In the same way that an athlete hydrates and nourishes during a long race, mitigating the effects that the effort causes in his organism, our journey through life also demands to nourish ourselves with things that strengthen and protect us. It is essential to seek inspiration daily, and not waste our free time, scarce or not, on things that do little or nothing for us. A book, a conference, a workshop, or simply sharing exclusive and quality time with our loved ones, will greatly contribute to our emotional health, providing a space for mental recovery and stress relief.
Adjusting our cadence and finding the right pace is vital and irreplaceable. Feeding our mind properly will help us better manage our emotions and fall on time.
Training for resistance, not just speed
Part of learning to be patient and wait means to, simultaneously, training our resistance and stamina. Being able to endure a situation when we cannot change it is a tool that can, literally, save our lives. When it is useless to be "fast", either because there is nowhere to run or running is not the right thing to do, coping with an adverse situation without succumbing to it is key to our survival. And since everything is a cycle in our existence, resisting is the product, at least in part, of having found our “pace” and nourished ourselves correctly. How many times have I wanted to run, to end something right away, knowing that the answer did not lie there! How many headaches it would have saved me, had I been patient to wait, and had the right stamina to cope with it! Probably a few.

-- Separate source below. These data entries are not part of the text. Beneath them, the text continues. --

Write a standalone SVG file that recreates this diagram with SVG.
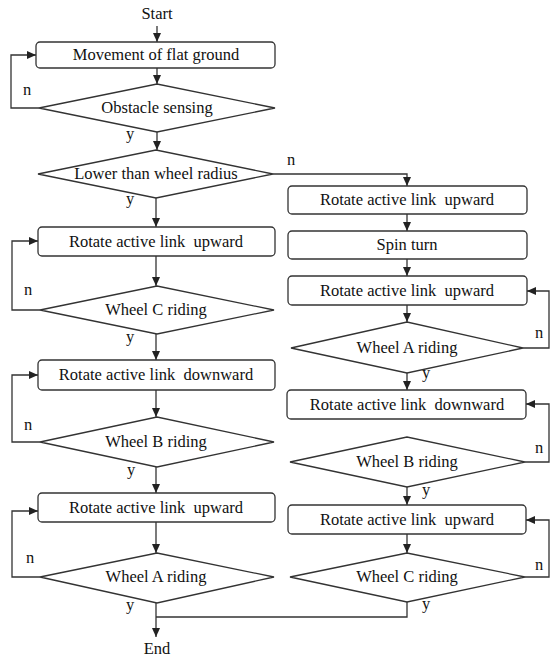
<svg xmlns="http://www.w3.org/2000/svg" width="553" height="657" viewBox="0 0 553 657">
<style>
.b{fill:#fff;stroke:#333;stroke-width:1.3}
.c{fill:none;stroke:#333;stroke-width:1.3}
text{font-family:"Liberation Serif","Times New Roman",serif;font-size:16.5px;fill:#111;text-anchor:middle}
</style>
<defs>
<marker id="ar" viewBox="0 0 9 8" refX="9" refY="4" markerWidth="9" markerHeight="8" markerUnits="userSpaceOnUse" orient="auto"><path d="M0,0 L9,4 L0,8 z" fill="#222"/></marker>
</defs>
<rect width="553" height="657" fill="#fff"/>
<g id="connectors">
<path class="c" d="M157,26 V42" marker-end="url(#ar)"/>
<path class="c" d="M157,68 V84" marker-end="url(#ar)"/>
<path class="c" d="M39,108 H11 V55 H36" marker-end="url(#ar)"/>
<path class="c" d="M157,132 V150" marker-end="url(#ar)"/>
<path class="c" d="M273,174 H407 V186" marker-end="url(#ar)"/>
<path class="c" d="M156,198 V227" marker-end="url(#ar)"/>
<path class="c" d="M156,256 V286" marker-end="url(#ar)"/>
<path class="c" d="M40,310 H12 V241 H38" marker-end="url(#ar)"/>
<path class="c" d="M156,334 V360" marker-end="url(#ar)"/>
<path class="c" d="M156,390 V417" marker-end="url(#ar)"/>
<path class="c" d="M40,442 H12 V375 H38" marker-end="url(#ar)"/>
<path class="c" d="M156,467 V493" marker-end="url(#ar)"/>
<path class="c" d="M156,522 V553" marker-end="url(#ar)"/>
<path class="c" d="M40,577 H12 V511 H38" marker-end="url(#ar)"/>
<path class="c" d="M156,603 V637" marker-end="url(#ar)"/>
<path class="c" d="M407,214 V231" marker-end="url(#ar)"/>
<path class="c" d="M407,259 V276" marker-end="url(#ar)"/>
<path class="c" d="M407,305 V322" marker-end="url(#ar)"/>
<path class="c" d="M523,348 H549 V291 H527" marker-end="url(#ar)"/>
<path class="c" d="M407,373 V390" marker-end="url(#ar)"/>
<path class="c" d="M525,462 H549 V404 H526" marker-end="url(#ar)"/>
<path class="c" d="M407,487 V505" marker-end="url(#ar)"/>
<path class="c" d="M407,534 V553" marker-end="url(#ar)"/>
<path class="c" d="M525,577 H549 V520 H526" marker-end="url(#ar)"/>
<path class="c" d="M407,602 V617 H156"/>
<text x="27" y="95">n</text>
<text x="130" y="139">y</text>
<text x="130" y="204">y</text>
<text x="291" y="165">n</text>
<text x="28" y="295">n</text>
<text x="130" y="342">y</text>
<text x="28" y="430">n</text>
<text x="131" y="475">y</text>
<text x="30" y="563">n</text>
<text x="130" y="610">y</text>
<text x="539" y="338">n</text>
<text x="426" y="378">y</text>
<text x="539" y="453">n</text>
<text x="426" y="495">y</text>
<text x="539" y="570">n</text>
<text x="426" y="609">y</text>
</g>
<g id="start"><text x="157" y="19">Start</text></g>
<g id="move"><rect class="b" x="36" y="42" width="239" height="26" rx="4"/><text x="156" y="60">Movement of flat ground</text></g>
<g id="obstacle"><polygon class="b" points="39,108 157,84 275,108 157,132"/><text x="157" y="113">Obstacle sensing</text></g>
<g id="lower"><polygon class="b" points="38,174 156,150 273,174 156,198"/><text x="156" y="179">Lower than wheel radius</text></g>
<g id="l-up1"><rect class="b" x="38" y="227" width="237" height="29" rx="4"/><text x="156" y="247" xml:space="preserve">Rotate active link  upward</text></g>
<g id="l-wc"><polygon class="b" points="40,310 157,286 274,310 157,334"/><text x="156" y="315">Wheel C riding</text></g>
<g id="l-down"><rect class="b" x="38" y="360" width="237" height="30" rx="4"/><text x="156" y="380" xml:space="preserve">Rotate active link  downward</text></g>
<g id="l-wb"><polygon class="b" points="40,442 157,417 274,442 157,467"/><text x="156" y="447">Wheel B riding</text></g>
<g id="l-up2"><rect class="b" x="38" y="493" width="237" height="29" rx="4"/><text x="156" y="513" xml:space="preserve">Rotate active link  upward</text></g>
<g id="l-wa"><polygon class="b" points="40,577 157,553 274,577 157,603"/><text x="156" y="582">Wheel A riding</text></g>
<g id="end"><text x="157" y="654">End</text></g>
<g id="r-up1"><rect class="b" x="288" y="186" width="239" height="28" rx="4"/><text x="407" y="205" xml:space="preserve">Rotate active link  upward</text></g>
<g id="r-spin"><rect class="b" x="288" y="231" width="239" height="28" rx="4"/><text x="407" y="250">Spin turn</text></g>
<g id="r-up2"><rect class="b" x="288" y="276" width="239" height="29" rx="4"/><text x="407" y="296" xml:space="preserve">Rotate active link  upward</text></g>
<g id="r-wa"><polygon class="b" points="291,348 407,322 523,348 407,373"/><text x="407" y="353">Wheel A riding</text></g>
<g id="r-down"><rect class="b" x="287" y="390" width="239" height="29" rx="4"/><text x="407" y="410" xml:space="preserve">Rotate active link  downward</text></g>
<g id="r-wb"><polygon class="b" points="290,462 407,437 525,462 407,487"/><text x="407" y="467">Wheel B riding</text></g>
<g id="r-up3"><rect class="b" x="288" y="505" width="238" height="29" rx="4"/><text x="407" y="525" xml:space="preserve">Rotate active link  upward</text></g>
<g id="r-wc"><polygon class="b" points="290,577 407,553 525,577 407,602"/><text x="407" y="582">Wheel C riding</text></g>
</svg>
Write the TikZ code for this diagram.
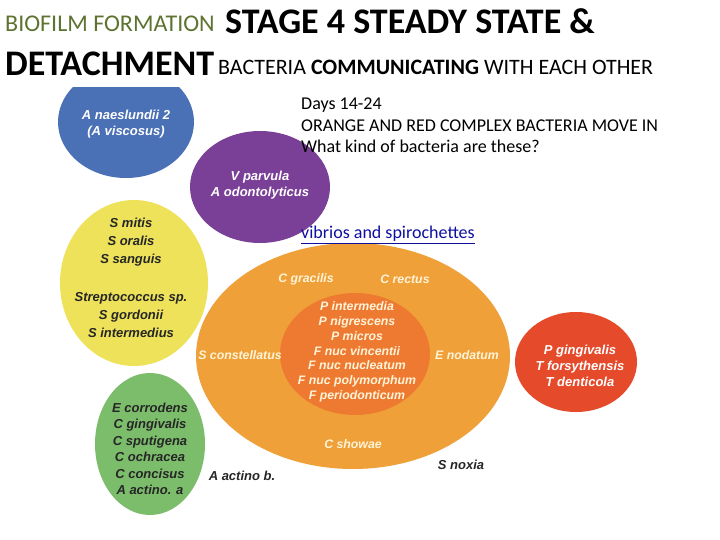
\documentclass[tikz,border=0pt]{standalone}
\usepackage{fontspec}
\setmainfont{Carlito}
\newfontfamily\lab{Liberation Sans}
\usetikzlibrary{shapes.geometric}
\definecolor{cblue}{HTML}{4A70B6}
\definecolor{cpurple}{HTML}{7A3F96}
\definecolor{cyellow}{HTML}{EEE25A}
\definecolor{corange}{HTML}{F0A038}
\definecolor{cinner}{HTML}{EE7A32}
\definecolor{cred}{HTML}{E54A2A}
\definecolor{cgreen}{HTML}{7CBD6C}
\definecolor{colive}{HTML}{5E7330}
\definecolor{clink}{HTML}{1010A0}
\definecolor{cpale}{HTML}{FFF4D8}
\tikzset{
  blob/.style={ellipse, inner sep=0pt, draw=none},
  wlab/.style={font=\lab\bfseries\itshape\fontsize{13}{16}\selectfont, text=white, align=center, inner sep=0pt},
  dlab/.style={font=\lab\bfseries\itshape\fontsize{13}{17.7}\selectfont, text=black!85, align=center, inner sep=0pt},
  olab/.style={font=\lab\bfseries\itshape\fontsize{12.3}{14.8}\selectfont, text=cpale, align=center, inner sep=0pt},
  body/.style={font=\fontsize{18}{21.5}\selectfont, anchor=base west, align=left, inner sep=0pt},
  ttl/.style={anchor=base west, inner sep=0pt},
}
\begin{document}
\begin{tikzpicture}[x=1pt,y=-1pt]
\useasboundingbox (0,0) rectangle (720,540);
\fill[white] (0,0) rectangle (720,540);
% title
\node[ttl, font=\fontsize{24}{28}\selectfont, text=colive] (t1) at (5,32) {BIOFILM FORMATION};
\node[ttl, font=\bfseries\fontsize{36}{42}\selectfont] (t2) at (225,34) {STAGE 4 STEADY STATE \&};
\node[ttl, font=\bfseries\fontsize{36}{42}\selectfont] (t3) at (5,76) {DETACHMENT};
\node[ttl, font=\fontsize{22}{26}\selectfont] (t4) at (218,75) {BACTERIA \textbf{COMMUNICATING} WITH EACH OTHER};
% blobs
\begin{scope}
\clip (0,88) rectangle (720,540);
\node[blob, fill=cblue, minimum width=136pt, minimum height=112pt] (blue) at (126,122) {};
\end{scope}
\node[blob, fill=cpurple, minimum width=140pt, minimum height=112pt] (purple) at (260,187) {};
\node[blob, fill=cyellow, minimum width=148pt, minimum height=166pt] (yellow) at (134,283) {};
\node[blob, fill=corange, minimum width=314pt, minimum height=226pt] (orange) at (353,356) {};
\node[blob, fill=cinner, minimum width=150pt, minimum height=122pt] (inner) at (355,354) {};
\node[blob, fill=cred, minimum width=122pt, minimum height=100pt] (red) at (576,362) {};
\node[blob, fill=cgreen, minimum width=110pt, minimum height=142pt] (green) at (150,444) {};
% labels
\node[wlab] (lblue) at (126,124) {A naeslundii 2\\(A viscosus)};
\node[wlab] (lpurple) at (260,185) {V parvula\\A odontolyticus};
\node[dlab] (ly1) at (131,242) {S mitis\\S oralis\\S sanguis};
\node[dlab] (ly2) at (131,315) {Streptococcus sp.\\S gordonii\\S intermedius};
\node[olab] (lo1) at (306,279) {C gracilis};
\node[olab] (lo2) at (405,279) {C rectus};
\node[olab] (lo3) at (240,355) {S constellatus};
\node[olab] (lo4) at (467,355) {E nodatum};
\node[olab] (lo5) at (353,444) {C showae};
\node[olab] (linner) at (357,352) {P intermedia\\P nigrescens\\P micros\\F nuc vincentii\\F nuc nucleatum\\F nuc polymorphum\\F periodonticum};
\node[wlab] (lred) at (580,366) {P gingivalis\\T forsythensis\\T denticola};
\node[dlab, font=\lab\bfseries\itshape\fontsize{13}{16.5}\selectfont] (lgreen) at (150,449) {E corrodens\\C gingivalis\\C sputigena\\C ochracea\\C concisus\\A actino. a};
\node[dlab] (lab1) at (242,476) {A actino b.};
\node[dlab] (lab2) at (461,465) {S noxia};
% text box
\node[body] (txt) at (301,153) {Days 14-24\\ORANGE AND RED COMPLEX BACTERIA MOVE IN\\What kind of bacteria are these?};
\node[body, text=clink] (link) at (301,239) {\underline{vibrios and spirochettes}};
\end{tikzpicture}
\end{document}
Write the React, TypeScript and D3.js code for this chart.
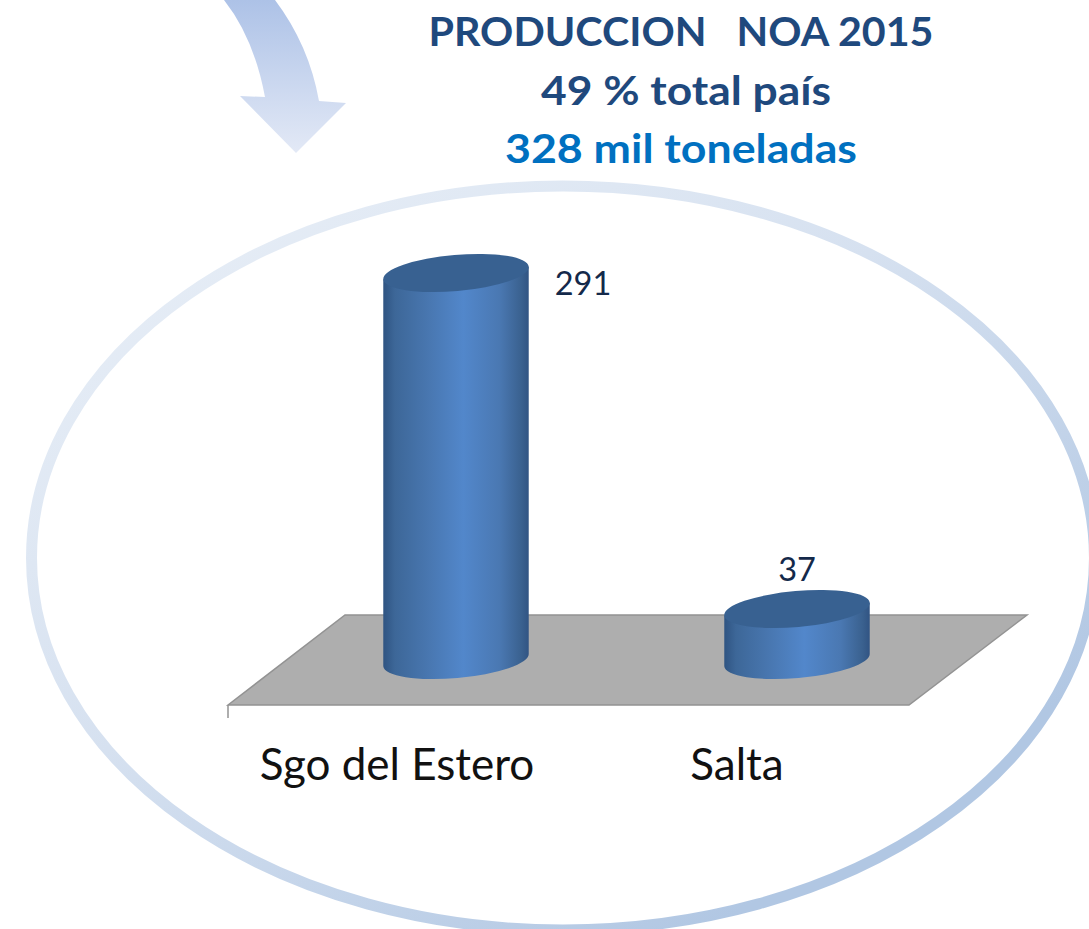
import React from "react";
import * as d3 from "d3";

const categories = ["Sgo del Estero", "Salta"];
const values = [291, 37];
const titleLines = ["PRODUCCION   NOA 2015", "49 % total país", "328 mil toneladas"];
const titleColors = ["#1f497d", "#1f497d", "#0070c0"];
const titleWidths = [505, 290, 352];
const titleCenters = [681, 686, 681];
const titleBaselines = [46, 105, 163];
const labelX = [397, 737];
const valueLabelDx = [127, 0];
const valueLabelDy = [22, -28];

const W = 1089, H = 929;
const x = d3.scalePoint<string>().domain(categories).range([456, 797]);
const y = d3.scaleLinear().domain([0, 291]).range([658, 273]);
const RX = 73, RY = 18, TILT = -5;
const rad = (TILT * Math.PI) / 180;
const dx = RX * Math.cos(rad), dy = RX * Math.sin(rad);

function cylPath(cx: number, top: number, base: number) {
  return `M${cx - dx},${top - dy} L${cx - dx},${base - dy} A${RX},${RY} ${TILT} 0 0 ${cx + dx},${base + dy} L${cx + dx},${top + dy} Z`;
}

const font = "Lato, Carlito, 'Open Sans', sans-serif";

export default function App() {
  return (
    <svg width={W} height={H} viewBox={`0 0 ${W} ${H}`} style={{ position: "fixed", left: 0, top: 0, display: "block", background: "#fff" }}>
      <defs>
        <linearGradient id="arrowG" x1="0" y1="0" x2="0" y2="1">
          <stop offset="0" stopColor="#adc2e7" />
          <stop offset="1" stopColor="#e3e9f6" />
        </linearGradient>
        <linearGradient id="ringG" x1="0.1" y1="0.1" x2="0.8" y2="0.85">
          <stop offset="0" stopColor="#e6edf6" />
          <stop offset="0.45" stopColor="#d6e1f0" />
          <stop offset="1" stopColor="#b1c7e3" />
        </linearGradient>
        <linearGradient id="cylG" x1="0" y1="0" x2="1" y2="0">
          <stop offset="0" stopColor="#2f5482" />
          <stop offset="0.08" stopColor="#3d6798" />
          <stop offset="0.3" stopColor="#4876af" />
          <stop offset="0.55" stopColor="#5287cb" />
          <stop offset="0.8" stopColor="#4a78b2" />
          <stop offset="0.95" stopColor="#3a618f" />
          <stop offset="1" stopColor="#315483" />
        </linearGradient>
      </defs>

      <path d="M224,0 Q254,38 265,97 L240,96 L296,153 L346,103 L319,101 Q309,45 275,0 Z" fill="url(#arrowG)" />

      <ellipse cx={563} cy={558} rx={531.5} ry={372} fill="none" stroke="url(#ringG)" strokeWidth={11} />

      {titleLines.map((t, i) => (
        <text key={t} x={titleCenters[i]} y={titleBaselines[i]} textAnchor="middle" xmlSpace="preserve" textLength={titleWidths[i]} lengthAdjust="spacingAndGlyphs" fontFamily={font} fontWeight={700} fontSize={41} fill={titleColors[i]}>
          {t}
        </text>
      ))}

      <polygon points="228,705 345,615 1027,615 909,705" fill="#aeaeae" stroke="#939393" strokeWidth={1.5} />
      <line x1={228} x2={228} y1={705} y2={718} stroke="#939393" strokeWidth={1.5} />

      {categories.map((c, i) => {
        const cx = x(c)!;
        const top = y(values[i]);
        const base = y(0) + 2;
        return (
          <g key={c}>
            <path d={cylPath(cx, top, base)} fill="url(#cylG)" />
            <ellipse cx={cx} cy={top} rx={RX} ry={RY} transform={`rotate(${TILT} ${cx} ${top})`} fill="#386191" />
            <text x={cx + valueLabelDx[i]} y={top + valueLabelDy[i]} textAnchor="middle" fontFamily={font} fontSize={32.5} fill="#14294a">
              {values[i]}
            </text>
            <text x={labelX[i]} y={780} textAnchor="middle" fontFamily={font} fontSize={44} fill="#111">
              {c}
            </text>
          </g>
        );
      })}
    </svg>
  );
}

Struggling with mental imbalances, whatever they may be, is a path of learning, consistency, patience, and devotion. Learning of methods and techniques, consistency in the practice of what has been learned, patience to wait for results, and devotion, deep devotion, towards life.
Waiting is anything but easy.
Waiting, too, is worth it.
The goal will keep getting closer, and our legs will continue to get stronger. As long as we maintain the cadence, a steady breath and pulse, and our eyes looking forward, the pain of the beginning will recede, and our own redemption will appear on the horizon. The redemption we need for whatever guilt we feel, and for whatever accusation we have shouted at ourselves in front of the mirror. This is not a path to perfection, nor a route in which we can free ourselves of accountability. It is, however, a journey towards clearer days, with lighter loads on our shoulders and, if fortune so wishes, more smiles than tears. You just have to keep up, without rushing to get there earlier.
Patience and perseverance are sisters who do not always walk together. Take them both by their hands, and let them guide you to the goal you have set for yourself.
With a bit of luck, even the wind will join you on the road, caressing your backs.
* Oscar Fingal O'Flahertie Wills Wilde (16 October 1854 – 30 November 1900) was an Irish poet and playwright. After writing in different forms throughout the 1880s, he became one of the most popular playwrights in London in the early 1890s.